--- BEGIN DATA ---

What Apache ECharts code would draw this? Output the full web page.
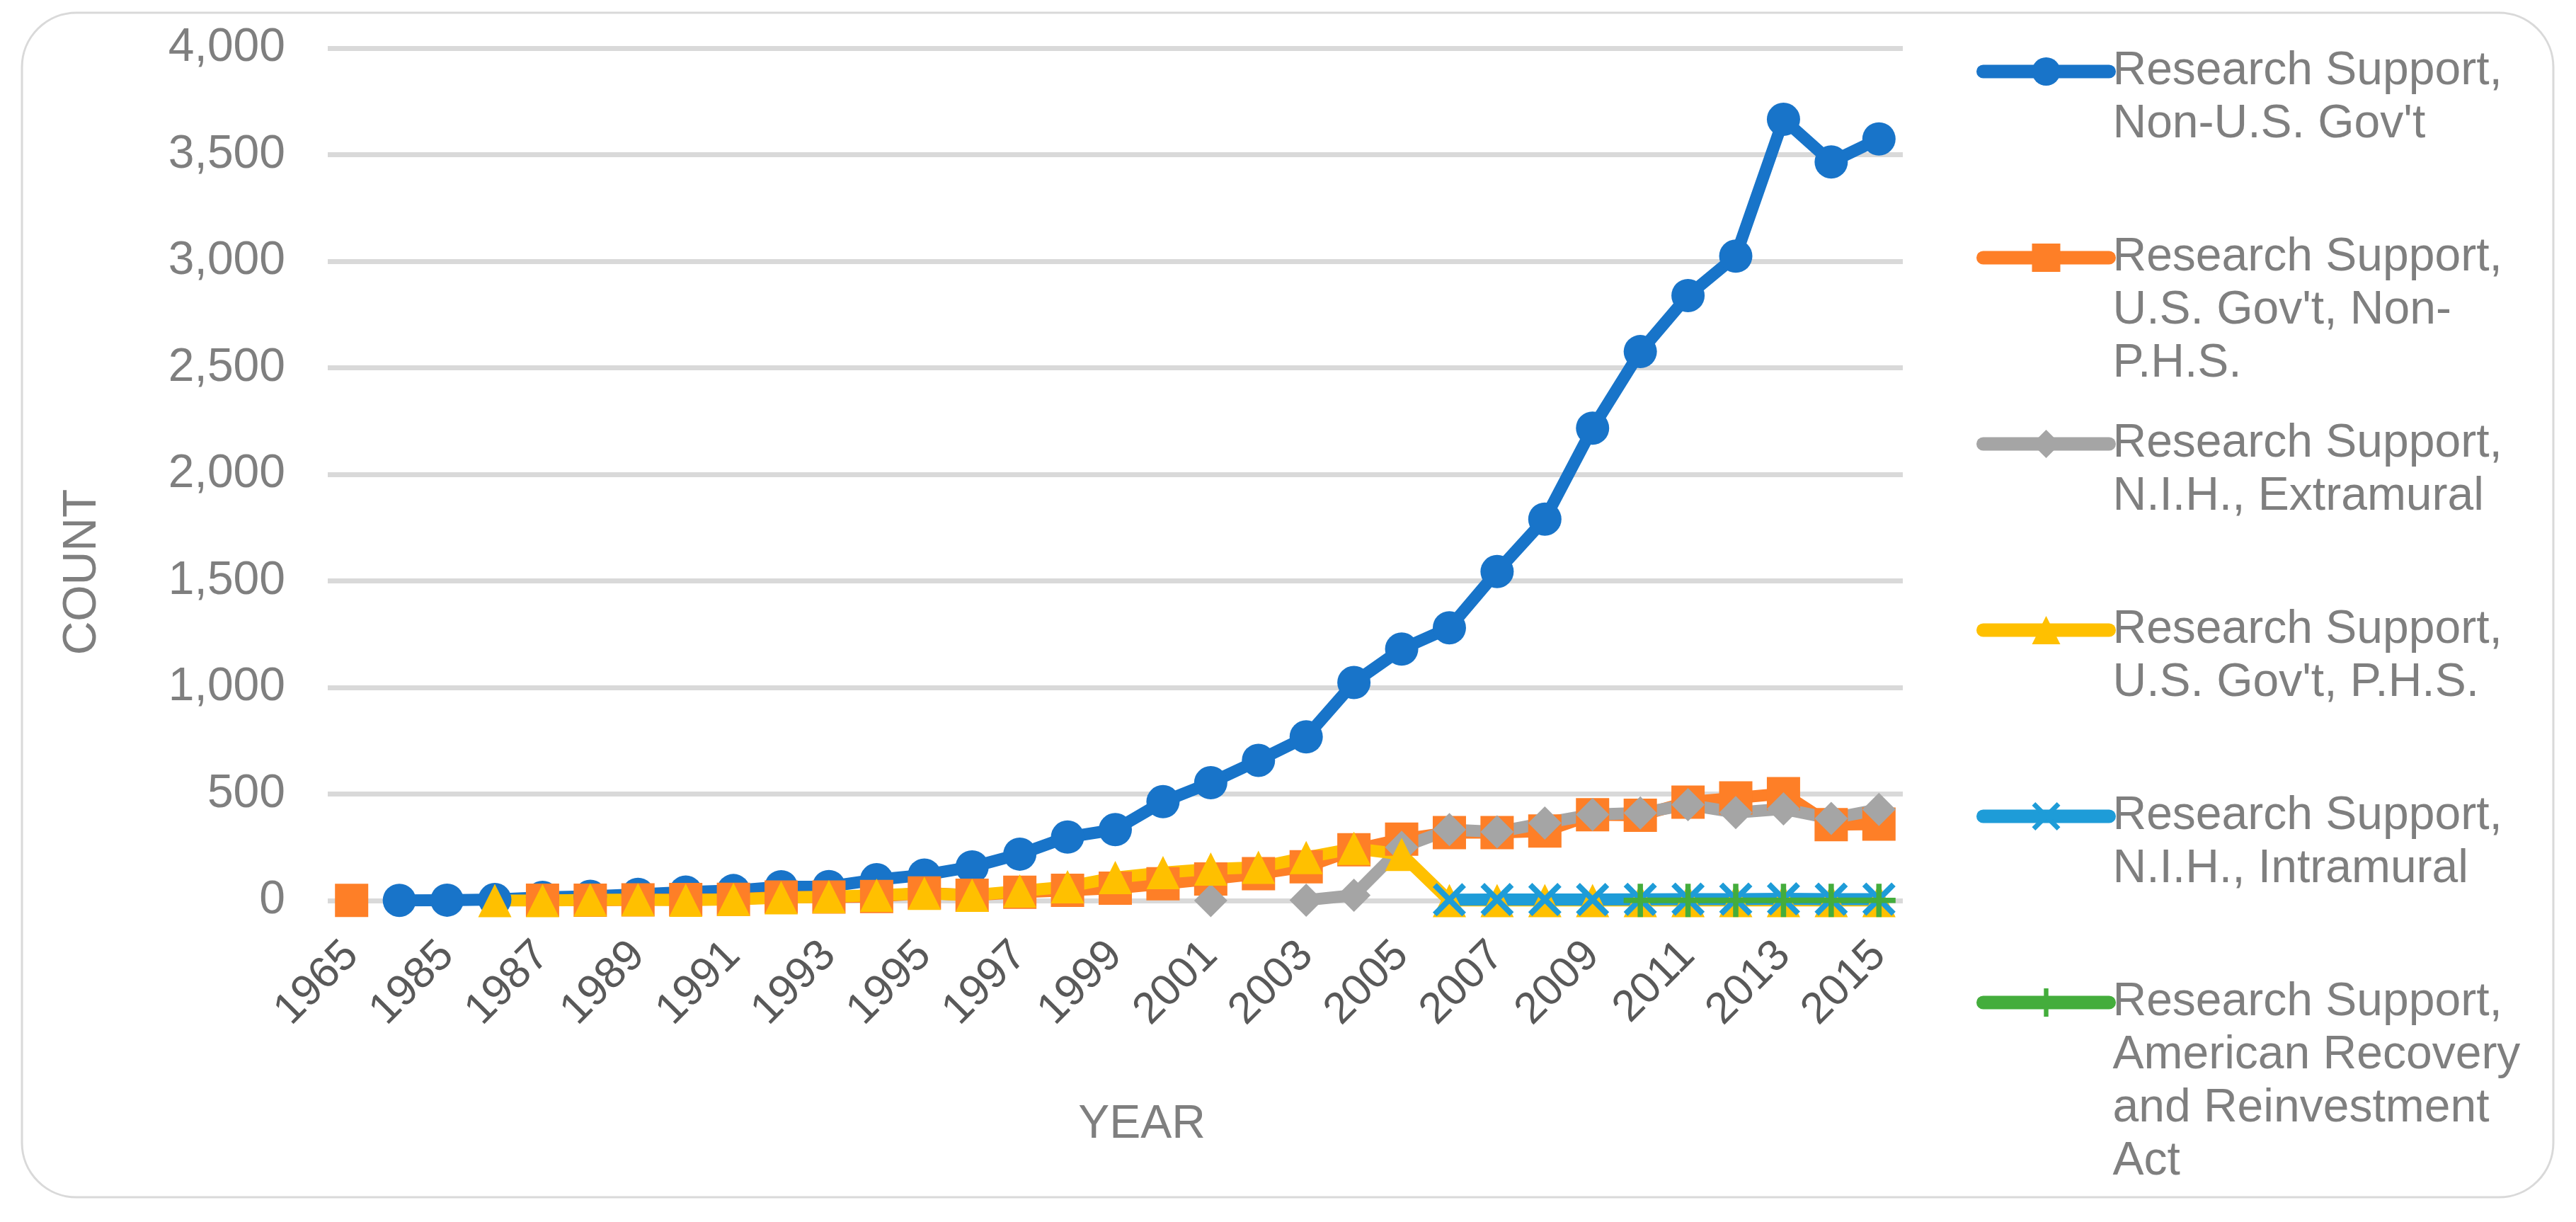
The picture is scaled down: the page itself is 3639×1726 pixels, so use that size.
<!DOCTYPE html>
<html>
<head>
<meta charset="utf-8">
<script src="https://cdn.jsdelivr.net/npm/echarts@6.0.0/dist/echarts.min.js"></script>
<style>
html,body{margin:0;padding:0;background:#fff;}
#chart{width:3639px;height:1726px;}
</style>
</head>
<body>
<div id="chart"></div>
<script>
// ---- data ----
const years = ['1965','1984','1985','1986','1987','1988','1989','1990','1991','1992','1993','1994','1995','1996','1997','1998','1999','2000','2001','2002','2003','2004','2005','2006','2007','2008','2009','2010','2011','2012','2013','2014','2015'];
const yTicks = [0, 500, 1000, 1500, 2000, 2500, 3000, 3500, 4000];
const nonUSGov = [null, 1, 2, 5, 15, 20, 29, 40, 47, 65, 66, 98, 120, 158, 218, 298, 333, 464, 553, 658, 768, 1023, 1180, 1280, 1544, 1790, 2217, 2576, 2839, 3024, 3666, 3466, 3574];
const usGovNonPHS = [1, null, null, null, 2, 2, 3, 5, 6, 17, 17, 19, 36, 25, 39, 48, 58, 79, 101, 126, 159, 238, 288, 319, 319, 326, 403, 400, 462, 482, 502, 356, 359];
const nihExtramural = [null, null, null, null, null, null, null, null, null, null, null, null, null, null, null, null, null, null, 0, null, 2, 25, 250, 333, 322, 364, 404, 411, 450, 413, 430, 385, 428];
const usGovPHS = [null, null, null, 0, 0, 3, 4, 2, 6, 13, 18, 25, 34, 25, 45, 65, 108, 131, 148, 156, 202, 245, 217, 0, 0, 0, 0, 0, 0, 0, 0, 0, 0];
const nihIntramural = [null, null, null, null, null, null, null, null, null, null, null, null, null, null, null, null, null, null, null, null, null, null, null, 4, 5, 5, 5, 6, 7, 7, 8, 7, 7];
const arra = [null, null, null, null, null, null, null, null, null, null, null, null, null, null, null, null, null, null, null, null, null, null, null, null, null, null, null, 1, 1, 1, 1, 1, 1];

const seriesNames = [
  "Research Support, Non-U.S. Gov't",
  "Research Support, U.S. Gov't, Non-P.H.S.",
  "Research Support, N.I.H., Extramural",
  "Research Support, U.S. Gov't, P.H.S.",
  "Research Support, N.I.H., Intramural",
  "Research Support, American Recovery and Reinvestment Act"
];
const legendLines = [
  ["Research Support,", "Non-U.S. Gov't"],
  ["Research Support,", "U.S. Gov't, Non-", "P.H.S."],
  ["Research Support,", "N.I.H., Extramural"],
  ["Research Support,", "U.S. Gov't, P.H.S."],
  ["Research Support,", "N.I.H., Intramural"],
  ["Research Support,", "American Recovery", "and Reinvestment", "Act"]
];
const seriesData = [nonUSGov, usGovNonPHS, nihExtramural, usGovPHS, nihIntramural, arra];

// ---- styles ----
const FONT = 'Liberation Sans, Arial, sans-serif';
const colors = ['#1874c9', '#fe7f27', '#a5a5a5', '#ffc000', '#1e9cd8', '#44ad3c'];
const xPath = 'path://M0,12 L12,0 L50,38 L88,0 L100,12 L62,50 L100,88 L88,100 L50,62 L12,100 L0,88 L38,50 Z';
const plusPath = 'path://M42,0 L58,0 L58,42 L100,42 L100,58 L58,58 L58,100 L42,100 L42,58 L0,58 L0,42 L42,42 Z';
const symbols = ['circle', 'rect', 'diamond', 'triangle', xPath, plusPath];
const lineWidths = [17, 17, 17, 17, 17, 8];

const series = seriesNames.map((name, i) => ({
  name: name,
  type: 'line',
  data: seriesData[i],
  symbol: symbols[i],
  symbolSize: 47,
  showAllSymbol: true,
  connectNulls: false,
  lineStyle: { width: lineWidths[i], color: colors[i], cap: 'round', join: 'round' },
  itemStyle: { color: colors[i], borderWidth: 0 },
  emphasis: { disabled: true },
  animation: false
}));

const LH = 75;
const legends = seriesNames.map((name, i) => {
  const n = legendLines[i].length;
  const iconY = 101 + 263 * i;
  const text = '\n'.repeat(n - 1) + legendLines[i].join('\n');
  return {
    data: [name],
    left: 2792,
    top: iconY - (2 * n - 1) * LH / 2,
    padding: 0,
    itemWidth: 178,
    itemHeight: 50,
    selectedMode: false,
    formatter: () => text,
    lineStyle: { width: 19, cap: 'round' },
    textStyle: { fontSize: 66, lineHeight: LH, color: '#7f7f7f', fontFamily: FONT }
  };
});

const chart = echarts.init(document.getElementById('chart'), null, { renderer: 'canvas' });
chart.setOption({
  animation: false,
  backgroundColor: '#ffffff',
  grid: { left: 463, right: 951, top: 68, bottom: 454, containLabel: false, outerBoundsMode: 'none' },
  legend: legends,
  xAxis: {
    type: 'category',
    data: years,
    boundaryGap: true,
    axisLine: { show: false },
    axisTick: { show: false },
    axisLabel: {
      interval: 1,
      rotate: 45,
      margin: 68,
      fontSize: 62,
      color: '#595959',
      fontFamily: FONT
    },
    splitLine: { show: false }
  },
  yAxis: {
    type: 'value',
    min: yTicks[0],
    max: yTicks[yTicks.length - 1],
    interval: 500,
    axisLine: { show: false },
    axisTick: { show: false },
    axisLabel: {
      margin: 60,
      fontSize: 66,
      color: '#7f7f7f',
      fontFamily: FONT,
      formatter: v => v.toLocaleString('en-US')
    },
    splitLine: { show: true, lineStyle: { color: '#d9d9d9', width: 7 } }
  },
  graphic: [
    {
      type: 'rect',
      silent: true,
      z: -10,
      shape: { x: 31, y: 18, width: 3576, height: 1673, r: 77 },
      style: { fill: 'none', stroke: '#d9d9d9', lineWidth: 3 }
    },
    {
      type: 'text',
      silent: true,
      x: 117,
      y: 808,
      rotation: Math.PI / 2,
      style: { text: 'COUNT', fontSize: 66, fontFamily: FONT, fill: '#7f7f7f', align: 'center', verticalAlign: 'middle' }
    },
    {
      type: 'text',
      silent: true,
      x: 1613,
      y: 1589,
      style: { text: 'YEAR', fontSize: 66, fontFamily: FONT, fill: '#7f7f7f', align: 'center', verticalAlign: 'middle' }
    }
  ],
  series: series
});
</script>
</body>
</html>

--- END DATA ---

* _WHAT IS EXPECTED_
Taking the lines above, repeat exactly those from the line that contains "The picture is" through the line that contains "1, 1, 1, 1, 1];", and both of those lines as well. Include nothing else.

* _WORKED ANSWER_
The picture is scaled down: the page itself is 3639×1726 pixels, so use that size.
<!DOCTYPE html>
<html>
<head>
<meta charset="utf-8">
<script src="https://cdn.jsdelivr.net/npm/echarts@6.0.0/dist/echarts.min.js"></script>
<style>
html,body{margin:0;padding:0;background:#fff;}
#chart{width:3639px;height:1726px;}
</style>
</head>
<body>
<div id="chart"></div>
<script>
// ---- data ----
const years = ['1965','1984','1985','1986','1987','1988','1989','1990','1991','1992','1993','1994','1995','1996','1997','1998','1999','2000','2001','2002','2003','2004','2005','2006','2007','2008','2009','2010','2011','2012','2013','2014','2015'];
const yTicks = [0, 500, 1000, 1500, 2000, 2500, 3000, 3500, 4000];
const nonUSGov = [null, 1, 2, 5, 15, 20, 29, 40, 47, 65, 66, 98, 120, 158, 218, 298, 333, 464, 553, 658, 768, 1023, 1180, 1280, 1544, 1790, 2217, 2576, 2839, 3024, 3666, 3466, 3574];
const usGovNonPHS = [1, null, null, null, 2, 2, 3, 5, 6, 17, 17, 19, 36, 25, 39, 48, 58, 79, 101, 126, 159, 238, 288, 319, 319, 326, 403, 400, 462, 482, 502, 356, 359];
const nihExtramural = [null, null, null, null, null, null, null, null, null, null, null, null, null, null, null, null, null, null, 0, null, 2, 25, 250, 333, 322, 364, 404, 411, 450, 413, 430, 385, 428];
const usGovPHS = [null, null, null, 0, 0, 3, 4, 2, 6, 13, 18, 25, 34, 25, 45, 65, 108, 131, 148, 156, 202, 245, 217, 0, 0, 0, 0, 0, 0, 0, 0, 0, 0];
const nihIntramural = [null, null, null, null, null, null, null, null, null, null, null, null, null, null, null, null, null, null, null, null, null, null, null, 4, 5, 5, 5, 6, 7, 7, 8, 7, 7];
const arra = [null, null, null, null, null, null, null, null, null, null, null, null, null, null, null, null, null, null, null, null, null, null, null, null, null, null, null, 1, 1, 1, 1, 1, 1];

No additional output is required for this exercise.